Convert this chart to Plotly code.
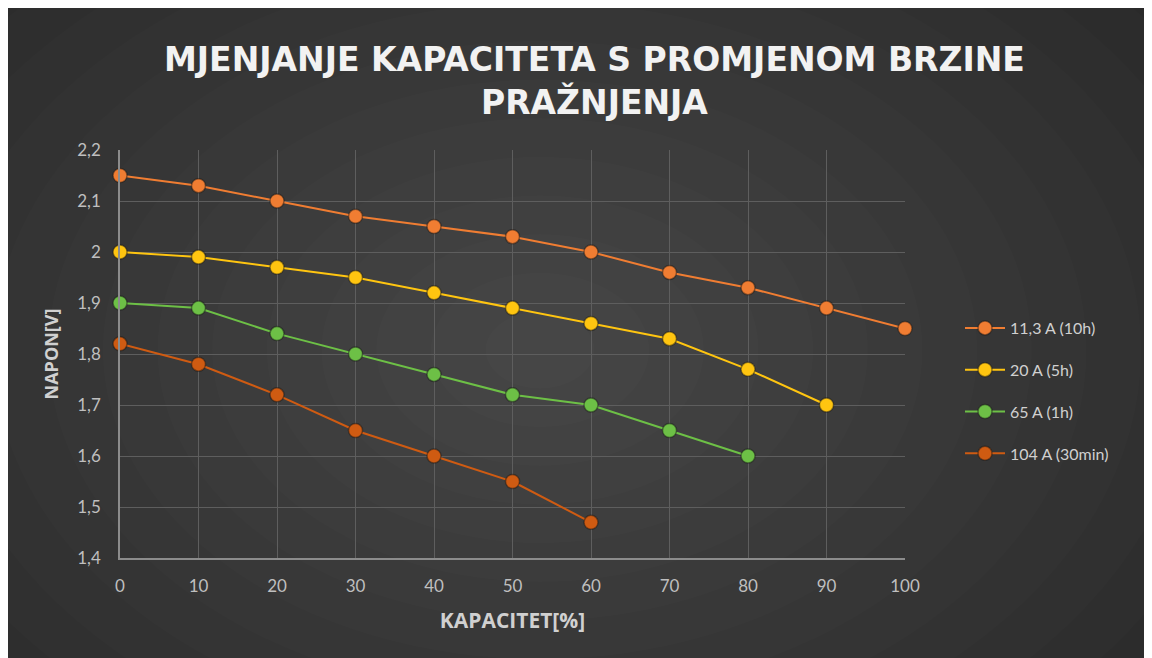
import plotly.graph_objects as go

# ---- data ----
kapacitet = [0, 10, 20, 30, 40, 50, 60, 70, 80, 90, 100]
s1_name = "11,3 A (10h)"
s1_vals = [2.15, 2.13, 2.10, 2.07, 2.05, 2.03, 2.00, 1.96, 1.93, 1.89, 1.85]
s2_name = "20 A (5h)"
s2_vals = [2.00, 1.99, 1.97, 1.95, 1.92, 1.89, 1.86, 1.83, 1.77, 1.70]
s3_name = "65 A (1h)"
s3_vals = [1.90, 1.89, 1.84, 1.80, 1.76, 1.72, 1.70, 1.65, 1.60]
s4_name = "104 A (30min)"
s4_vals = [1.82, 1.78, 1.72, 1.65, 1.60, 1.55, 1.47]
y_tickvals = [1.4, 1.5, 1.6, 1.7, 1.8, 1.9, 2.0, 2.1, 2.2]
y_ticktext = ["1,4", "1,5", "1,6", "1,7", "1,8", "1,9", "2", "2,1", "2,2"]
x_tickvals = [0, 10, 20, 30, 40, 50, 60, 70, 80, 90, 100]

W, H = 1152, 658
OFF = 8  # page margin offset
ML, MT = 120 - OFF, 150 - OFF
PR, PB = 905 - OFF, 558 - OFF
MR, MB = W - PR, H - PB
PW, PH = PR - ML, PB - MT


def px_x(p):  # p in screenshot pixels
    return (p - OFF - ML) / PW


def px_y(p):
    return 1 - (p - OFF - MT) / PH


series = [
    (s1_name, s1_vals, "#F07D32"),
    (s2_name, s2_vals, "#FFC510"),
    (s3_name, s3_vals, "#6DC046"),
    (s4_name, s4_vals, "#CF5B12"),
]

fig = go.Figure()
for name, vals, col in series:
    fig.add_trace(go.Scatter(
        x=kapacitet[:len(vals)], y=vals, name=name, mode="lines+markers",
        legendgroup=name,
        line=dict(color=col, width=2),
        marker=dict(size=14, color=col, line=dict(color="rgba(20,20,20,0.45)", width=1.5)),
        cliponaxis=False,
    ))

shapes = []
# radial gradient approximation
cx, cy = 540, 350
n = 15
for i in range(n):
    f = 1 - i / n
    rx, ry = 820 * f, 580 * f
    shapes.append(dict(type="circle", xref="paper", yref="paper", layer="below",
                       x0=px_x(cx - rx), x1=px_x(cx + rx),
                       y0=px_y(cy + ry), y1=px_y(cy - ry),
                       fillcolor="rgba(255,255,255,0.01)", line=dict(width=0)))

fig.add_annotation(
    text="<b>MJENJANJE KAPACITETA S PROMJENOM BRZINE<br>PRAŽNJENJA</b>",
    xref="paper", yref="paper", x=px_x(594), y=px_y(81),
    xanchor="center", yanchor="middle", showarrow=False,
    font=dict(family="DejaVu Sans, sans-serif", size=33, color="#F2F2F2"),
)

fig.update_layout(
    width=W, height=H,
    margin=dict(l=ML, r=MR, t=MT, b=MB),
    paper_bgcolor="#282828",
    plot_bgcolor="rgba(0,0,0,0)",
    shapes=shapes,
    font=dict(family="Lato, sans-serif", color="#BFBFBF", size=17),
    xaxis=dict(
        range=[0, 100], tickvals=x_tickvals, showgrid=True, gridcolor="#5E5E5E",
        gridwidth=1, zeroline=False, showline=True, linecolor="#8C8C8C", linewidth=1.5,
        ticks="", tickfont=dict(size=17, color="#BFBFBF"), ticklabelstandoff=12,
        title=dict(text="<b>KAPACITET[%]</b>",
                   font=dict(family="Open Sans, sans-serif", size=21, color="#D0D0D0"),
                   standoff=18),
    ),
    yaxis=dict(
        range=[1.4, 2.2], tickvals=y_tickvals, ticktext=y_ticktext, showgrid=True,
        gridcolor="#5E5E5E", gridwidth=1, zeroline=False, showline=True,
        linecolor="#8C8C8C", linewidth=1.5, ticks="", tickfont=dict(size=17, color="#BFBFBF"),
        ticklabelstandoff=14,
        title=dict(text="<b>NAPON[V]</b>",
                   font=dict(family="Open Sans, sans-serif", size=18, color="#D0D0D0"),
                   standoff=14),
    ),
    legend=dict(
        x=px_x(960), xanchor="left", y=px_y(311), yanchor="top",
        bgcolor="rgba(0,0,0,0)", font=dict(size=16, color="#D0D0D0"),
        tracegroupgap=18, itemwidth=40,
    ),
)
fig.write_html("out.html")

----------

_Directions for this task:_ Give again, word for word, every line from the top of the data above to the line holding "import plotly.graph_objects as go", inclusive, with the pictures left out.

_The solution:_
Convert this chart to Plotly code.
import plotly.graph_objects as go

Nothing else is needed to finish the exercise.